Note to self: I just took my 18th pill at around 12:00 A.M. on Thursday October 30th. By the time I submit this, it's probably Friday already.
Ok, with that being pushed out of the way, lets start with some things I have to do for next week. I still have 3 midterms next week. Can you believe that?!?! Better yet, I have to write two cover letters for two company's by tomorrow morning. I have been putting it off since Wed night, which was when I took my last final. I really have to just step up to the plate and take action.
One couselor told me to practice what I preach. - What this meant was that I am usually the one to give advice on possibly doing the right thing, staying focused and all that good stuff, but lately... I've been so overwhelmed with the amount of work that I have all the time, that when I do have time, I end up wasting it, by catching up on episodes of heroes, smallville, entourage. Those are my shows... and now even worse is that NBA season started. So... it's really a tough gamble all the time. Look at it this way, the time I'm spending writing this blog, I could be taking care of the two cover letters.

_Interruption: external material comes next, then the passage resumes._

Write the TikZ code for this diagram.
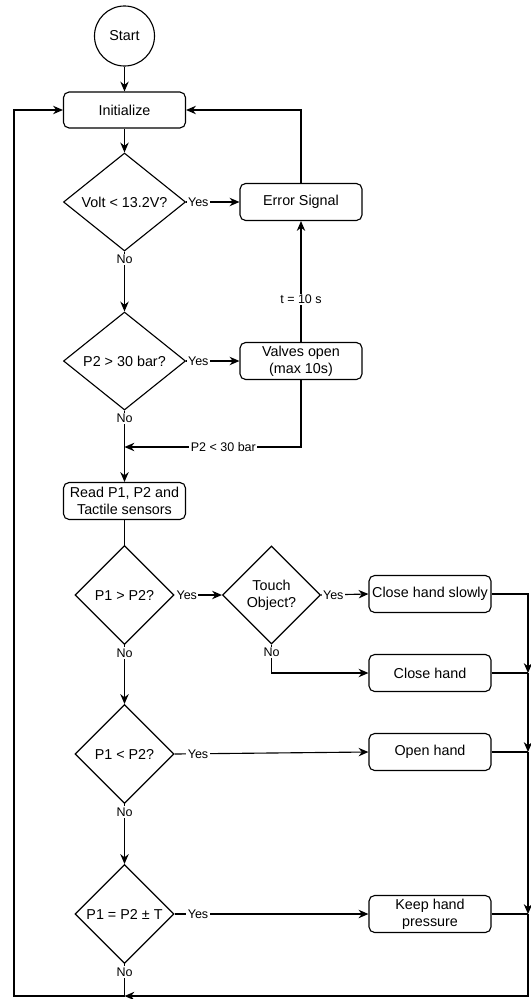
\documentclass[tikz,border=0pt]{standalone}
\usepackage{fontspec}
\setmainfont{Liberation Sans}
\usetikzlibrary{shapes.geometric,arrows.meta}
\tikzset{
  proc/.style={draw,rounded corners=4pt,minimum width=3.05cm,minimum height=0.925cm,inner sep=1pt,align=center,font=\fontsize{10.2}{12}\selectfont},
  dec/.style={draw,diamond,inner sep=0pt,minimum width=3.05cm,minimum height=2.45cm,align=center,font=\fontsize{10.2}{12}\selectfont},
  sdec/.style={dec,minimum width=2.475cm,minimum height=2.475cm},
  term/.style={draw,circle,minimum size=1.5cm,inner sep=0pt,font=\fontsize{10.2}{12}\selectfont},
  lbl/.style={fill=white,inner sep=1pt,font=\fontsize{8.9}{10}\selectfont}
}
\begin{document}
\begin{tikzpicture}[>={Stealth[length=7pt,width=6pt]},x=0.025cm,y=-0.025cm,line width=0.8pt]
\useasboundingbox (0,0) rectangle (531,999);
% cac khoi chinh
\node[term] (start) at (124.5,36) {Start};
\node[proc,minimum height=0.9cm] (init) at (124.5,110) {Initialize};
\node[dec] (volt) at (124.5,202) {Volt < 13.2V?};
\node[proc] (err) at (301,202) {Error Signal};
\node[dec] (ptwo) at (124.5,361) {P2 > 30 bar?};
\node[proc] (valve) at (301,361) {Valves open\\(max 10s)};
\node[proc] (read) at (124.5,501) {Read P1, P2 and\\Tactile sensors};
\node[sdec] (pgt) at (124.5,595) {P1 > P2?};
\node[sdec,minimum width=2.45cm,minimum height=2.45cm] (touch) at (271.5,595) {Touch\\Object?};
\node[proc] (slow) at (430,594) {Close hand slowly};
\node[proc] (close) at (430,673) {Close hand};
\node[sdec] (plt) at (124.5,754) {P1 < P2?};
\node[proc] (open) at (430,752) {Open hand};
\node[sdec] (peq) at (124.5,914) {P1 = P2 ± T};
\node[proc] (keep) at (430,914) {Keep hand\\pressure};
% cac diem noi
\coordinate (m1) at (124.5,447);
\coordinate (j1) at (528,673);
\coordinate (j2) at (528,752);
\coordinate (j3) at (528,914);
\coordinate (b1) at (124.5,996);
\coordinate (b2) at (14,996);
% phan tren
\draw[->] (start)--(init);
\draw[->] (init)--(volt);
\draw[->] (volt.east)--node[lbl,at start,right]{Yes}(err.west);
\draw[->] (volt.south)--node[lbl,at start,below=1pt]{No}(ptwo.north);
\draw[->] (err.north)|-(init.east);
\draw[->] (ptwo.east)--node[lbl,at start,right]{Yes}(valve.west);
\draw[->] (valve.north)--node[lbl,pos=0.35]{t = 10 s}(err.south);
\draw[->] (valve.south)|-node[lbl,pos=0.72]{P2 < 30 bar}(m1);
\draw[->] (ptwo.south)--node[lbl,at start,below=1pt]{No}(read.north);
\draw (read.south)--(pgt.north);
% phan duoi
\draw[->] (pgt.east)--node[lbl,at start,right]{Yes}(touch.west);
\draw[->] (touch.east)--node[lbl,at start,right]{Yes}(slow.west);
\draw[->] (touch.south)|-node[lbl,at start,below=1pt]{No}(close.west);
\draw[->] (pgt.south)--node[lbl,at start,below=1pt]{No}(plt.north);
\draw[->] (plt.east)--node[lbl,at start,right=8pt]{Yes}(open.west);
\draw[->] (plt.south)--node[lbl,at start,below=1pt]{No}(peq.north);
\draw[->] (peq.east)--node[lbl,at start,right=8pt]{Yes}(keep.west);
% vong lap ve Initialize
\draw[->] (slow.east)-|(j1);
\draw (close.east)--(j1);
\draw[->] (j1)--(j2);
\draw (open.east)--(j2);
\draw[->] (j2)--(j3);
\draw (keep.east)--(j3);
\draw[->] (j3)|-(b1);
\draw[->] (peq.south)--node[lbl,at start,below=1pt]{No}(b1)--(b2)|-(init.west);
\end{tikzpicture}
\end{document}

However, before I go, I wanted to share another experience that had occured which was a short conversation with an intellectual professor who I believe has become very successful in his career to be percieved as a hot commodity. What he asked was a simple question, but I still have trouble answering it and it's simply "what do you want to do?" And... so I got to thinking again and again throughout the ride home and in the shower and even now. Sometimes, I even have the urge to put the blame on the lack fo guidance and how I never really had a father-figure to guide me towards a path, yet it only makes my struggles harder fought. I also had met with an internship coordinator recently and she was the one who gave the preach stuff above, but she also told me clear cut and was brutally honest with me. That's what I need more. I need people like her to really shut me down so I can learn from it over and over again, every single time.
I think this is enough. I need some rest. Time to research fox 5 real quick and then going to write my cover letter by tomorrow.